At the end of the year, it's easy to look back at what got people talking. There were a number of interesting divorce-related studies released in 2011, and the Huffington Post takes a look at some of the more surprising ones. As you read, ask yourself which are most surprising to you.

• Women going through a divorce lose their hair more often than women who are happily married. That's according to a study by the American Society of Plastic Surgeons. The finding may not be shocking, but the interesting thing here is that men may go through similar stress, but they don't find it as troublesome.

• Happy teenagers divorce more often. A study released in February by the University of Cambridge looked at data over several decades. Researchers apparently used data from over 2,700 teens ages 13-15 taken from a 1946 study. Students were asked their happiness level at that time, and then were contacted again at ages 36, 43 and 53, respectively. Teenagers who had a higher happiness rating had higher divorce rates later in life.

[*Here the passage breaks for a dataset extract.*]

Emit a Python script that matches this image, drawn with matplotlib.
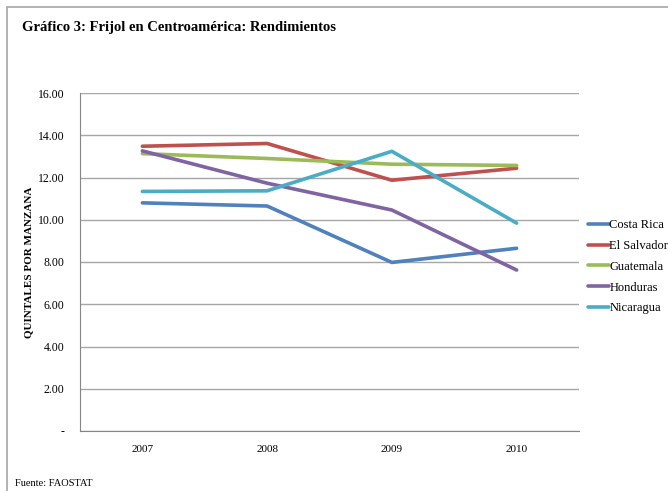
import matplotlib.pyplot as plt
from matplotlib.patches import Rectangle

# datos (quintales por manzana)
years = ['2007', '2008', '2009', '2010']
costa_rica = [10.80, 10.65, 7.98, 8.65]
el_salvador = [13.48, 13.61, 11.87, 12.44]
guatemala = [13.13, 12.90, 12.63, 12.57]
honduras = [13.26, 11.73, 10.46, 7.62]
nicaragua = [11.34, 11.37, 13.24, 9.84]

series = [
    ('Costa Rica', costa_rica, '#4F81BD'),
    ('El Salvador', el_salvador, '#C0504D'),
    ('Guatemala', guatemala, '#9BBB59'),
    ('Honduras', honduras, '#8064A2'),
    ('Nicaragua', nicaragua, '#4BACC6'),
]
y_ticks = [0, 2, 4, 6, 8, 10, 12, 14, 16]

plt.rcParams['font.family'] = ['Liberation Serif', 'DejaVu Serif']

W, H = 668, 491
fig = plt.figure(figsize=(W / 100, H / 100), dpi=100)

# marco del grafico
fig.patches.append(Rectangle((7 / W, -0.1), 1.2, 1 - 7 / H + 0.1,
                             transform=fig.transFigure, fill=False,
                             edgecolor='#A6A6A6', linewidth=1.2))

ax = fig.add_axes([80 / W, (H - 431) / H, (579 - 80) / W, (431 - 93) / H])
x = range(len(years))
for name, vals, color in series:
    ax.plot(x, vals, color=color, linewidth=2.6, label=name,
            solid_capstyle='round')

ax.set_xlim(-0.5, 3.5)
ax.set_ylim(0, 16)
ax.set_xticks(list(x))
ax.set_xticklabels(years)
ax.set_yticks(y_ticks)
ax.set_yticklabels(['-' if v == 0 else f'{v:.2f}' for v in y_ticks])
ax.tick_params(length=0, labelsize=8, colors='black')
ax.tick_params(axis='y', labelsize=8.5, pad=11)
ax.tick_params(axis='x', pad=10)
ax.grid(axis='y', color='#A6A6A6', linewidth=1)
ax.set_axisbelow(True)
for s in ['top', 'right']:
    ax.spines[s].set_visible(False)
for s in ['left', 'bottom']:
    ax.spines[s].set_color('#868686')

ax.set_ylabel('QUINTALES POR MANZANA', fontsize=8, fontweight='bold')
ax.yaxis.set_label_coords(-0.094, 0.5)

fig.text(22 / W, 1 - 27 / H, 'Gráfico 3: Frijol en Centroamérica: Rendimientos',
         fontsize=10.5, fontweight='bold', va='center')
fig.text(15 / W, 1 - 483 / H, 'Fuente: FAOSTAT', fontsize=7.5, va='center')

fig.legend(loc='upper left', bbox_to_anchor=(588 / W, 1 - 219 / H),
           frameon=False, fontsize=9, handlelength=1.7, handletextpad=0.0,
           labelspacing=0.71, borderaxespad=0, borderpad=0)

fig.savefig('out.png', dpi=100)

• Men who are unemployed are far more likely than unemployed women to initiate divorce. The study, released in June by Ohio State University, shows yet another subtle gender difference.

• The parents of twins are slightly more likely to split up than other parents. While the difference is small, at only about 1 percent, researchers believe the discrepancy lies with the financial and emotional stress of parenting two babies at once.

• Women who lost their virginity at a young age are more likely to divorce after 10 years of marriage. Of women surveyed in a University of Iowa study, those who were sexually active before age 16 were more likely to divorce, and 47 percent of them did so after a decade of marriage.